### Dataset extract
● ● ● ●

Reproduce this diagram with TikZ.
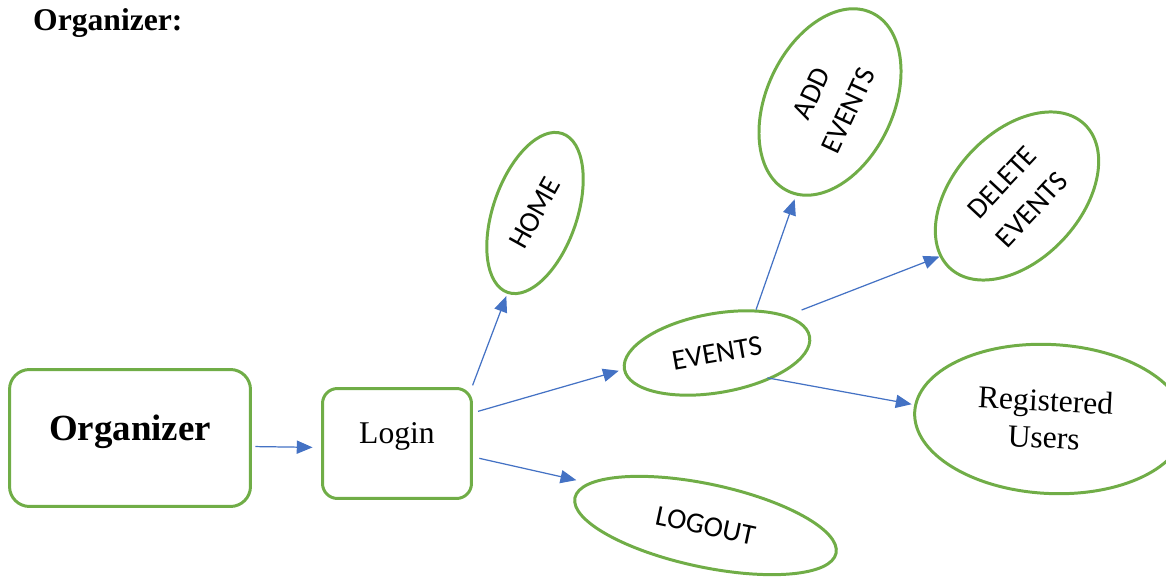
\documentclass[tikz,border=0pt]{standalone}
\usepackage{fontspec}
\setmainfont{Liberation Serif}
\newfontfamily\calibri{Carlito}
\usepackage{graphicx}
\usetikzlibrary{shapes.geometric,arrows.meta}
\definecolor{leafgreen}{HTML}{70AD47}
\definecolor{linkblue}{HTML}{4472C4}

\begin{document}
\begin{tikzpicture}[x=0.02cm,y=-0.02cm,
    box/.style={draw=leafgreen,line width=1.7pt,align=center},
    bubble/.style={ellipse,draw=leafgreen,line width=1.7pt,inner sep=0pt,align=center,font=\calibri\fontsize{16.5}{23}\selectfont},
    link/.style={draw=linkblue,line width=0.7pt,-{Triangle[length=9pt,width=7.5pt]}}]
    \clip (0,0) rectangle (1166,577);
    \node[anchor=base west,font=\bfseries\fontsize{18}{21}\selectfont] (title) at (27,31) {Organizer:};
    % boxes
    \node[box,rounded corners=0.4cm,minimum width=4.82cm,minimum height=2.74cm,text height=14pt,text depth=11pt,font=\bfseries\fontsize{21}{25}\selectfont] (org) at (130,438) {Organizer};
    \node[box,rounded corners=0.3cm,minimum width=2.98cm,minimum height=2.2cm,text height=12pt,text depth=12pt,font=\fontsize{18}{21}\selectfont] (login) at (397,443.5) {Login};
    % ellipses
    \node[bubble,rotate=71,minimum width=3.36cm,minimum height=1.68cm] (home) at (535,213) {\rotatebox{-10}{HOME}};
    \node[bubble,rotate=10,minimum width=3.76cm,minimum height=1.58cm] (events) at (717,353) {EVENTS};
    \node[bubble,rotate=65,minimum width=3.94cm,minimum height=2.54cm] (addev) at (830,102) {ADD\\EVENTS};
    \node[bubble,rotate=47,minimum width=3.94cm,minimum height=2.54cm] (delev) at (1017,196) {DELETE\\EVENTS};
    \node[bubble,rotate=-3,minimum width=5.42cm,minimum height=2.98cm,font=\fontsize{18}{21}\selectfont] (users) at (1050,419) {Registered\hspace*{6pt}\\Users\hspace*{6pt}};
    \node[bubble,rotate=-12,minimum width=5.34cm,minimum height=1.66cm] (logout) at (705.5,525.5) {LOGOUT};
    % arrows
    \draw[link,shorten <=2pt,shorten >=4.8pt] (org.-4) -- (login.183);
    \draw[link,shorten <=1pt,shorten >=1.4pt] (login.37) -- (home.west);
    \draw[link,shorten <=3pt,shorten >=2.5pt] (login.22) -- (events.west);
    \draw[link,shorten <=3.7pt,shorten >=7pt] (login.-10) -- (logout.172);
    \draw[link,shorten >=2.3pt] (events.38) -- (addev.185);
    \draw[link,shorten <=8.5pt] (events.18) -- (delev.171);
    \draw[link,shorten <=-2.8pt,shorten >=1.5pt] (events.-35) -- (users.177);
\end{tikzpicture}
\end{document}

● ● ● ●

### Exercise goal
Reproduce the full material exactly, excluding the pictures.

### Solution to the problem
Reproduce this diagram with TikZ.
\documentclass[tikz,border=0pt]{standalone}
\usepackage{fontspec}
\setmainfont{Liberation Serif}
\newfontfamily\calibri{Carlito}
\usepackage{graphicx}
\usetikzlibrary{shapes.geometric,arrows.meta}
\definecolor{leafgreen}{HTML}{70AD47}
\definecolor{linkblue}{HTML}{4472C4}

\begin{document}
\begin{tikzpicture}[x=0.02cm,y=-0.02cm,
    box/.style={draw=leafgreen,line width=1.7pt,align=center},
    bubble/.style={ellipse,draw=leafgreen,line width=1.7pt,inner sep=0pt,align=center,font=\calibri\fontsize{16.5}{23}\selectfont},
    link/.style={draw=linkblue,line width=0.7pt,-{Triangle[length=9pt,width=7.5pt]}}]
    \clip (0,0) rectangle (1166,577);
    \node[anchor=base west,font=\bfseries\fontsize{18}{21}\selectfont] (title) at (27,31) {Organizer:};
    % boxes
    \node[box,rounded corners=0.4cm,minimum width=4.82cm,minimum height=2.74cm,text height=14pt,text depth=11pt,font=\bfseries\fontsize{21}{25}\selectfont] (org) at (130,438) {Organizer};
    \node[box,rounded corners=0.3cm,minimum width=2.98cm,minimum height=2.2cm,text height=12pt,text depth=12pt,font=\fontsize{18}{21}\selectfont] (login) at (397,443.5) {Login};
    % ellipses
    \node[bubble,rotate=71,minimum width=3.36cm,minimum height=1.68cm] (home) at (535,213) {\rotatebox{-10}{HOME}};
    \node[bubble,rotate=10,minimum width=3.76cm,minimum height=1.58cm] (events) at (717,353) {EVENTS};
    \node[bubble,rotate=65,minimum width=3.94cm,minimum height=2.54cm] (addev) at (830,102) {ADD\\EVENTS};
    \node[bubble,rotate=47,minimum width=3.94cm,minimum height=2.54cm] (delev) at (1017,196) {DELETE\\EVENTS};
    \node[bubble,rotate=-3,minimum width=5.42cm,minimum height=2.98cm,font=\fontsize{18}{21}\selectfont] (users) at (1050,419) {Registered\hspace*{6pt}\\Users\hspace*{6pt}};
    \node[bubble,rotate=-12,minimum width=5.34cm,minimum height=1.66cm] (logout) at (705.5,525.5) {LOGOUT};
    % arrows
    \draw[link,shorten <=2pt,shorten >=4.8pt] (org.-4) -- (login.183);
    \draw[link,shorten <=1pt,shorten >=1.4pt] (login.37) -- (home.west);
    \draw[link,shorten <=3pt,shorten >=2.5pt] (login.22) -- (events.west);
    \draw[link,shorten <=3.7pt,shorten >=7pt] (login.-10) -- (logout.172);
    \draw[link,shorten >=2.3pt] (events.38) -- (addev.185);
    \draw[link,shorten <=8.5pt] (events.18) -- (delev.171);
    \draw[link,shorten <=-2.8pt,shorten >=1.5pt] (events.-35) -- (users.177);
\end{tikzpicture}
\end{document}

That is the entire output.